Exercise → Quote all lines below exactly. Images stay out.

======

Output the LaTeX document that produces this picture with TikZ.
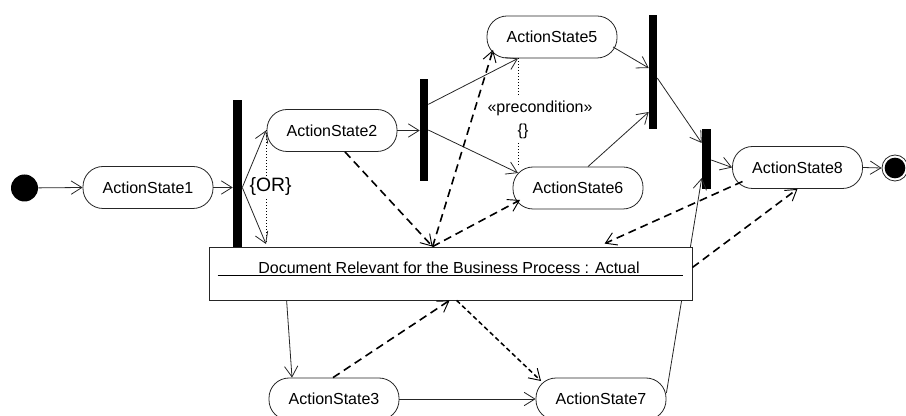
\documentclass[tikz,border=0pt]{standalone}
\usepackage{fontspec}
\setmainfont{Liberation Sans}
\usetikzlibrary{arrows.meta,calc}
\begin{document}
\begin{tikzpicture}[x=0.75pt,y=-0.75pt,
  every node/.style={font=\fontsize{12}{14}\selectfont, text=black},
  act/.style={draw=black!85, line width=0.6pt, rectangle, rounded corners=15pt,
    minimum width=97.5pt, minimum height=31.5pt, inner sep=0pt, fill=white},
  barstyle/.style={fill=black, draw=none, rectangle, inner sep=0pt, minimum width=6.5pt},
  flow/.style={draw=black!85, line width=0.6pt, -{Straight Barb[length=8pt,width=10pt]}},
  dep/.style={draw=black, line width=1.2pt, dash pattern=on 6pt off 3.75pt,
    -{Straight Barb[length=8pt,width=10pt,line width=0.7pt]}},
  depfine/.style={draw=black, line width=1.1pt, dash pattern=on 3.5pt off 2.25pt,
    -{Straight Barb[length=8pt,width=10pt,line width=0.7pt]}},
  dotline/.style={draw=black, line width=0.6pt, dash pattern=on 0.75pt off 1.5pt}
]
\useasboundingbox (0,0) rectangle (906,416);
\clip (0,0) rectangle (906,416);

% nodes
\node[circle, fill=black, minimum size=20.25pt, inner sep=0pt] (init) at (24.5,188) {};
\node[act] (AS1) at (148,187.5) {ActionState1};
\node[barstyle, minimum height=110.25pt, minimum width=6.75pt] (bar1) at (237.5,173.5) {};
\node[act] (AS2) at (332,130.5) {ActionState2};
\node[barstyle, minimum height=76.5pt, minimum width=6pt] (bar2) at (424,130) {};
\node[act] (AS5) at (552,37) {ActionState5};
\node[act] (AS6) at (578,188) {ActionState6};
\node[barstyle, minimum height=85.5pt, minimum width=6pt] (bar3) at (653,72) {};
\node[barstyle, minimum height=45pt, minimum width=6.75pt] (bar4) at (706.5,159) {};
\node[act] (AS8) at (797.5,167.5) {ActionState8};
\node[circle, draw=black!85, line width=0.6pt, minimum size=19.5pt, inner sep=0pt] (final) at (895,168) {};
\node[circle, fill=black, minimum size=15.5pt, inner sep=0pt] (finalin) at (final) {};
\node[act] (AS3) at (334,399) {ActionState3};
\node[act] (AS7) at (601,399) {ActionState7};

% line passing behind the object box
\draw[flow] ($(AS7.east)+(0,-6)$) -- ($(bar4.west)+(0,19)$);

% object box
\node[draw=black!85, line width=0.6pt, fill=white, rectangle, inner sep=0pt,
  minimum width=362.25pt, minimum height=39.75pt] (box) at (450.5,273.5) {};
\node[inner sep=0pt] (boxtext) at (449,268) {Document Relevant for the Business Process : Actual};
\draw[black, line width=0.8pt] ($(box.west)+(9,2)$) -- ($(box.east)+(-9,2)$);

% coordinates
\coordinate (orB) at (266,244);
\coordinate (pA) at ($(AS5.south)+(-34,0)$);
\coordinate (bt) at ($(box.north west)+(224,0)$);
\coordinate (bb) at ($(box.south west)+(241,0)$);

% OR constraint
\draw[dotline] (orB |- AS2.west) -- (orB);
\node[fill=white, inner sep=1pt] (or) at (270.5,187) {\fontsize{14.5}{17}\selectfont\{OR\}};

% precondition
\node (pre) at (540,108) {«precondition»};
\node (brace) at (523,131) {\{\}};
\draw[dotline] (pA) -- (pA |- pre.north);
\draw[dotline] (pA |- brace.south) -- (pA |- AS6.north);

% solid flows
\draw[flow] (init) -- (AS1.west);
\draw[flow] (AS1.east) -- (AS1.east -| bar1.west);
\draw[flow] (AS1.east -| bar1.east) -- (orB |- AS2.west);
\draw[flow] (AS1.east -| bar1.east) -- (orB);
\draw[flow] (AS2.east) -- (AS2.east -| bar2.west);
\draw[flow] ($(bar2.north east)!0.25!(bar2.south east)$) -- (pA);
\draw[flow] (bar2.east) -- ($(AS6.center)+(-60,-15)$);
\draw[flow] ($(AS5.center)+(61,10)$) -- ($(bar3.west)+(0,-4)$);
\draw[flow] ($(AS6.north)+(10,0)$) -- ($(bar3.west)+(0,40)$);
\draw[flow] ($(bar3.east)+(0,6)$) -- ($(bar4.west)+(0,-16)$);
\draw[flow] ($(bar4.east)+(0,1)$) -- (AS8.west);
\draw[flow] (AS8.east) -- (final.west);
\draw[flow] ($(box.south west)+(78,0)$) -- ($(AS3.north)+(-42,0)$);
\draw[flow] (AS3.east) -- (AS7.west);

% dashed object flows
\draw[dep] ($(AS2.south)+(13,0)$) -- (bt);
\draw[dep] (bt) -- ($(AS5.center)+(-59,13)$);
\draw[dep] (bt) -- ($(AS6.center)+(-58,12)$);
\draw[dep] ($(AS8.center)+(-55,14)$) -- ($(box.north west)+(396,-3)$);
\draw[dep] ($(box.east)+(0,-6)$) -- (AS8.south);
\draw[dep] ($(AS3.north)+(-1,0)$) -- (bb);
\draw[depfine] ($(box.south west)+(248,0)$) -- ($(AS7.center)+(-60,-18)$);
\end{tikzpicture}
\end{document}
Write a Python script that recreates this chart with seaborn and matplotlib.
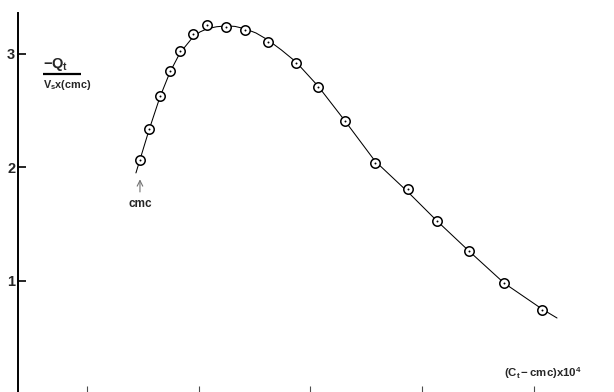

======

Response to the exercise →
Output the LaTeX document that produces this picture with TikZ.
\documentclass[tikz,border=0pt]{standalone}
\usepackage{fontspec}
\setmainfont{Liberation Sans}
\usetikzlibrary{arrows.meta,calc}
\begin{document}
\begin{tikzpicture}[x=0.75pt,y=-0.75pt,
  every node/.style={font=\fontsize{12}{14}\selectfont, text=black},
  act/.style={draw=black!85, line width=0.6pt, rectangle, rounded corners=15pt,
    minimum width=97.5pt, minimum height=31.5pt, inner sep=0pt, fill=white},
  barstyle/.style={fill=black, draw=none, rectangle, inner sep=0pt, minimum width=6.5pt},
  flow/.style={draw=black!85, line width=0.6pt, -{Straight Barb[length=8pt,width=10pt]}},
  dep/.style={draw=black, line width=1.2pt, dash pattern=on 6pt off 3.75pt,
    -{Straight Barb[length=8pt,width=10pt,line width=0.7pt]}},
  depfine/.style={draw=black, line width=1.1pt, dash pattern=on 3.5pt off 2.25pt,
    -{Straight Barb[length=8pt,width=10pt,line width=0.7pt]}},
  dotline/.style={draw=black, line width=0.6pt, dash pattern=on 0.75pt off 1.5pt}
]
\useasboundingbox (0,0) rectangle (906,416);
\clip (0,0) rectangle (906,416);

% nodes
\node[circle, fill=black, minimum size=20.25pt, inner sep=0pt] (init) at (24.5,188) {};
\node[act] (AS1) at (148,187.5) {ActionState1};
\node[barstyle, minimum height=110.25pt, minimum width=6.75pt] (bar1) at (237.5,173.5) {};
\node[act] (AS2) at (332,130.5) {ActionState2};
\node[barstyle, minimum height=76.5pt, minimum width=6pt] (bar2) at (424,130) {};
\node[act] (AS5) at (552,37) {ActionState5};
\node[act] (AS6) at (578,188) {ActionState6};
\node[barstyle, minimum height=85.5pt, minimum width=6pt] (bar3) at (653,72) {};
\node[barstyle, minimum height=45pt, minimum width=6.75pt] (bar4) at (706.5,159) {};
\node[act] (AS8) at (797.5,167.5) {ActionState8};
\node[circle, draw=black!85, line width=0.6pt, minimum size=19.5pt, inner sep=0pt] (final) at (895,168) {};
\node[circle, fill=black, minimum size=15.5pt, inner sep=0pt] (finalin) at (final) {};
\node[act] (AS3) at (334,399) {ActionState3};
\node[act] (AS7) at (601,399) {ActionState7};

% line passing behind the object box
\draw[flow] ($(AS7.east)+(0,-6)$) -- ($(bar4.west)+(0,19)$);

% object box
\node[draw=black!85, line width=0.6pt, fill=white, rectangle, inner sep=0pt,
  minimum width=362.25pt, minimum height=39.75pt] (box) at (450.5,273.5) {};
\node[inner sep=0pt] (boxtext) at (449,268) {Document Relevant for the Business Process : Actual};
\draw[black, line width=0.8pt] ($(box.west)+(9,2)$) -- ($(box.east)+(-9,2)$);

% coordinates
\coordinate (orB) at (266,244);
\coordinate (pA) at ($(AS5.south)+(-34,0)$);
\coordinate (bt) at ($(box.north west)+(224,0)$);
\coordinate (bb) at ($(box.south west)+(241,0)$);

% OR constraint
\draw[dotline] (orB |- AS2.west) -- (orB);
\node[fill=white, inner sep=1pt] (or) at (270.5,187) {\fontsize{14.5}{17}\selectfont\{OR\}};

% precondition
\node (pre) at (540,108) {«precondition»};
\node (brace) at (523,131) {\{\}};
\draw[dotline] (pA) -- (pA |- pre.north);
\draw[dotline] (pA |- brace.south) -- (pA |- AS6.north);

% solid flows
\draw[flow] (init) -- (AS1.west);
\draw[flow] (AS1.east) -- (AS1.east -| bar1.west);
\draw[flow] (AS1.east -| bar1.east) -- (orB |- AS2.west);
\draw[flow] (AS1.east -| bar1.east) -- (orB);
\draw[flow] (AS2.east) -- (AS2.east -| bar2.west);
\draw[flow] ($(bar2.north east)!0.25!(bar2.south east)$) -- (pA);
\draw[flow] (bar2.east) -- ($(AS6.center)+(-60,-15)$);
\draw[flow] ($(AS5.center)+(61,10)$) -- ($(bar3.west)+(0,-4)$);
\draw[flow] ($(AS6.north)+(10,0)$) -- ($(bar3.west)+(0,40)$);
\draw[flow] ($(bar3.east)+(0,6)$) -- ($(bar4.west)+(0,-16)$);
\draw[flow] ($(bar4.east)+(0,1)$) -- (AS8.west);
\draw[flow] (AS8.east) -- (final.west);
\draw[flow] ($(box.south west)+(78,0)$) -- ($(AS3.north)+(-42,0)$);
\draw[flow] (AS3.east) -- (AS7.west);

% dashed object flows
\draw[dep] ($(AS2.south)+(13,0)$) -- (bt);
\draw[dep] (bt) -- ($(AS5.center)+(-59,13)$);
\draw[dep] (bt) -- ($(AS6.center)+(-58,12)$);
\draw[dep] ($(AS8.center)+(-55,14)$) -- ($(box.north west)+(396,-3)$);
\draw[dep] ($(box.east)+(0,-6)$) -- (AS8.south);
\draw[dep] ($(AS3.north)+(-1,0)$) -- (bb);
\draw[depfine] ($(box.south west)+(248,0)$) -- ($(AS7.center)+(-60,-18)$);
\end{tikzpicture}
\end{document}
Write a Python script that recreates this chart with seaborn and matplotlib.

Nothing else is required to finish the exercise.